**GIVEN MATERIAL:**

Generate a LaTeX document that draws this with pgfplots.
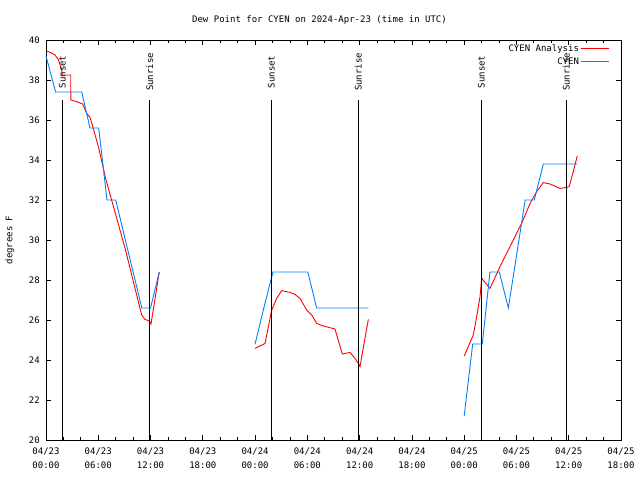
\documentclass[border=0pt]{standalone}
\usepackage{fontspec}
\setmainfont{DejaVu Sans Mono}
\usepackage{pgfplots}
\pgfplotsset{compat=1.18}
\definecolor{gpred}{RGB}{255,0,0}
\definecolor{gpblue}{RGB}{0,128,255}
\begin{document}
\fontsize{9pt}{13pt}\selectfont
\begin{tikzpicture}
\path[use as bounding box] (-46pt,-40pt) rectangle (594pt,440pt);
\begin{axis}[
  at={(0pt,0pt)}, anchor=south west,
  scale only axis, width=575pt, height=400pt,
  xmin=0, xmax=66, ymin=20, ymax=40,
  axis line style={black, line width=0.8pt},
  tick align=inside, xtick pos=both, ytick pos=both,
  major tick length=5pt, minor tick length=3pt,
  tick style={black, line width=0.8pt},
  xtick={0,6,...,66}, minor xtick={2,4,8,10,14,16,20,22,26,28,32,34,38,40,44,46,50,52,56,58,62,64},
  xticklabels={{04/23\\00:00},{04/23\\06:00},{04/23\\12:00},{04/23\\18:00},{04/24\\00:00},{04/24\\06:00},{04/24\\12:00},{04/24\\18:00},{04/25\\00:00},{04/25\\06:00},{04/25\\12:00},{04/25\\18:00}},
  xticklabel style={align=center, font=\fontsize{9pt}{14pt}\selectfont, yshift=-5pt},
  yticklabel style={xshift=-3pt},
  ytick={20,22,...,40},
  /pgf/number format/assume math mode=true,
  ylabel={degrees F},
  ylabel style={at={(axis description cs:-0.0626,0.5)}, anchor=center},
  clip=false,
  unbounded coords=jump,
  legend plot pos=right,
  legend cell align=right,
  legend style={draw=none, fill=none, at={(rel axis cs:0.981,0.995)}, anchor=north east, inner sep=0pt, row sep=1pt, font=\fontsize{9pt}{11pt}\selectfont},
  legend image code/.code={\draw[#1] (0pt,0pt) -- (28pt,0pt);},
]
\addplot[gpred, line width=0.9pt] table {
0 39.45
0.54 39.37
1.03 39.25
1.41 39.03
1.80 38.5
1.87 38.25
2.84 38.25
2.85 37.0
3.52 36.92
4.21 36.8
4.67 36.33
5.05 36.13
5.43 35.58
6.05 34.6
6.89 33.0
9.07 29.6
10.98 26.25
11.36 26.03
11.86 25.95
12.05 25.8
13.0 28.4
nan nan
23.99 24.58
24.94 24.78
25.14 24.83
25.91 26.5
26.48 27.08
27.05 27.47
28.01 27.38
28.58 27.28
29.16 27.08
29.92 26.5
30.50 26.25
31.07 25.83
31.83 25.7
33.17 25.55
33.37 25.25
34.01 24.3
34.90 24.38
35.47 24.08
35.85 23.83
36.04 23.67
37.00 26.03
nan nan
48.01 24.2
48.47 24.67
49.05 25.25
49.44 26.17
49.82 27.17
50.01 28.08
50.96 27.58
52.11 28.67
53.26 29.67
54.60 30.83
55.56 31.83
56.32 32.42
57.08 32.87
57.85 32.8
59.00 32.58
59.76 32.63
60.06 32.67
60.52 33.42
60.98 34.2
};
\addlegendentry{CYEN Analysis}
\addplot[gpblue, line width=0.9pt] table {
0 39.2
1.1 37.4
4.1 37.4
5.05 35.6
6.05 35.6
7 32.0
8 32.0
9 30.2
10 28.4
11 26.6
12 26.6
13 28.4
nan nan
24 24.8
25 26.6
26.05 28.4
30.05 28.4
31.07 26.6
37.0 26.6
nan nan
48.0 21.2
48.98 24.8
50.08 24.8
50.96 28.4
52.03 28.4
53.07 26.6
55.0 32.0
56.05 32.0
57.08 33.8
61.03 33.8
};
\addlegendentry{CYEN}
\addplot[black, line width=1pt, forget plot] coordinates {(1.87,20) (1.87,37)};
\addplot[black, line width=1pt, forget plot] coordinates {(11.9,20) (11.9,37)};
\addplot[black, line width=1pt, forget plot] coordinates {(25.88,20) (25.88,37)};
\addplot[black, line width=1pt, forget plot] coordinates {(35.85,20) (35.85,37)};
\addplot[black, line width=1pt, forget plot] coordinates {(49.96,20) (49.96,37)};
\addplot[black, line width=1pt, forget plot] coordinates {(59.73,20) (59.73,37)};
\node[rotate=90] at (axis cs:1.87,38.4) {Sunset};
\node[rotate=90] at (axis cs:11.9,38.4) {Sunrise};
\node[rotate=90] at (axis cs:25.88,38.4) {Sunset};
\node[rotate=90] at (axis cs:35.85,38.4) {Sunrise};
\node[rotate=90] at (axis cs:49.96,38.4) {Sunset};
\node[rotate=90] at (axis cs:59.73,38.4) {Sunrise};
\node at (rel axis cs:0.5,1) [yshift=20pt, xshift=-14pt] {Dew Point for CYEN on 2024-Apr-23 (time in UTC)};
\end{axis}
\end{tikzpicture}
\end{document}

**WHAT TO PRODUCE:**
Your task is to repeat the data above exactly while excluding the pictures.

**RESULT OF THE EXERCISE:**
Generate a LaTeX document that draws this with pgfplots.
\documentclass[border=0pt]{standalone}
\usepackage{fontspec}
\setmainfont{DejaVu Sans Mono}
\usepackage{pgfplots}
\pgfplotsset{compat=1.18}
\definecolor{gpred}{RGB}{255,0,0}
\definecolor{gpblue}{RGB}{0,128,255}
\begin{document}
\fontsize{9pt}{13pt}\selectfont
\begin{tikzpicture}
\path[use as bounding box] (-46pt,-40pt) rectangle (594pt,440pt);
\begin{axis}[
  at={(0pt,0pt)}, anchor=south west,
  scale only axis, width=575pt, height=400pt,
  xmin=0, xmax=66, ymin=20, ymax=40,
  axis line style={black, line width=0.8pt},
  tick align=inside, xtick pos=both, ytick pos=both,
  major tick length=5pt, minor tick length=3pt,
  tick style={black, line width=0.8pt},
  xtick={0,6,...,66}, minor xtick={2,4,8,10,14,16,20,22,26,28,32,34,38,40,44,46,50,52,56,58,62,64},
  xticklabels={{04/23\\00:00},{04/23\\06:00},{04/23\\12:00},{04/23\\18:00},{04/24\\00:00},{04/24\\06:00},{04/24\\12:00},{04/24\\18:00},{04/25\\00:00},{04/25\\06:00},{04/25\\12:00},{04/25\\18:00}},
  xticklabel style={align=center, font=\fontsize{9pt}{14pt}\selectfont, yshift=-5pt},
  yticklabel style={xshift=-3pt},
  ytick={20,22,...,40},
  /pgf/number format/assume math mode=true,
  ylabel={degrees F},
  ylabel style={at={(axis description cs:-0.0626,0.5)}, anchor=center},
  clip=false,
  unbounded coords=jump,
  legend plot pos=right,
  legend cell align=right,
  legend style={draw=none, fill=none, at={(rel axis cs:0.981,0.995)}, anchor=north east, inner sep=0pt, row sep=1pt, font=\fontsize{9pt}{11pt}\selectfont},
  legend image code/.code={\draw[#1] (0pt,0pt) -- (28pt,0pt);},
]
\addplot[gpred, line width=0.9pt] table {
0 39.45
0.54 39.37
1.03 39.25
1.41 39.03
1.80 38.5
1.87 38.25
2.84 38.25
2.85 37.0
3.52 36.92
4.21 36.8
4.67 36.33
5.05 36.13
5.43 35.58
6.05 34.6
6.89 33.0
9.07 29.6
10.98 26.25
11.36 26.03
11.86 25.95
12.05 25.8
13.0 28.4
nan nan
23.99 24.58
24.94 24.78
25.14 24.83
25.91 26.5
26.48 27.08
27.05 27.47
28.01 27.38
28.58 27.28
29.16 27.08
29.92 26.5
30.50 26.25
31.07 25.83
31.83 25.7
33.17 25.55
33.37 25.25
34.01 24.3
34.90 24.38
35.47 24.08
35.85 23.83
36.04 23.67
37.00 26.03
nan nan
48.01 24.2
48.47 24.67
49.05 25.25
49.44 26.17
49.82 27.17
50.01 28.08
50.96 27.58
52.11 28.67
53.26 29.67
54.60 30.83
55.56 31.83
56.32 32.42
57.08 32.87
57.85 32.8
59.00 32.58
59.76 32.63
60.06 32.67
60.52 33.42
60.98 34.2
};
\addlegendentry{CYEN Analysis}
\addplot[gpblue, line width=0.9pt] table {
0 39.2
1.1 37.4
4.1 37.4
5.05 35.6
6.05 35.6
7 32.0
8 32.0
9 30.2
10 28.4
11 26.6
12 26.6
13 28.4
nan nan
24 24.8
25 26.6
26.05 28.4
30.05 28.4
31.07 26.6
37.0 26.6
nan nan
48.0 21.2
48.98 24.8
50.08 24.8
50.96 28.4
52.03 28.4
53.07 26.6
55.0 32.0
56.05 32.0
57.08 33.8
61.03 33.8
};
\addlegendentry{CYEN}
\addplot[black, line width=1pt, forget plot] coordinates {(1.87,20) (1.87,37)};
\addplot[black, line width=1pt, forget plot] coordinates {(11.9,20) (11.9,37)};
\addplot[black, line width=1pt, forget plot] coordinates {(25.88,20) (25.88,37)};
\addplot[black, line width=1pt, forget plot] coordinates {(35.85,20) (35.85,37)};
\addplot[black, line width=1pt, forget plot] coordinates {(49.96,20) (49.96,37)};
\addplot[black, line width=1pt, forget plot] coordinates {(59.73,20) (59.73,37)};
\node[rotate=90] at (axis cs:1.87,38.4) {Sunset};
\node[rotate=90] at (axis cs:11.9,38.4) {Sunrise};
\node[rotate=90] at (axis cs:25.88,38.4) {Sunset};
\node[rotate=90] at (axis cs:35.85,38.4) {Sunrise};
\node[rotate=90] at (axis cs:49.96,38.4) {Sunset};
\node[rotate=90] at (axis cs:59.73,38.4) {Sunrise};
\node at (rel axis cs:0.5,1) [yshift=20pt, xshift=-14pt] {Dew Point for CYEN on 2024-Apr-23 (time in UTC)};
\end{axis}
\end{tikzpicture}
\end{document}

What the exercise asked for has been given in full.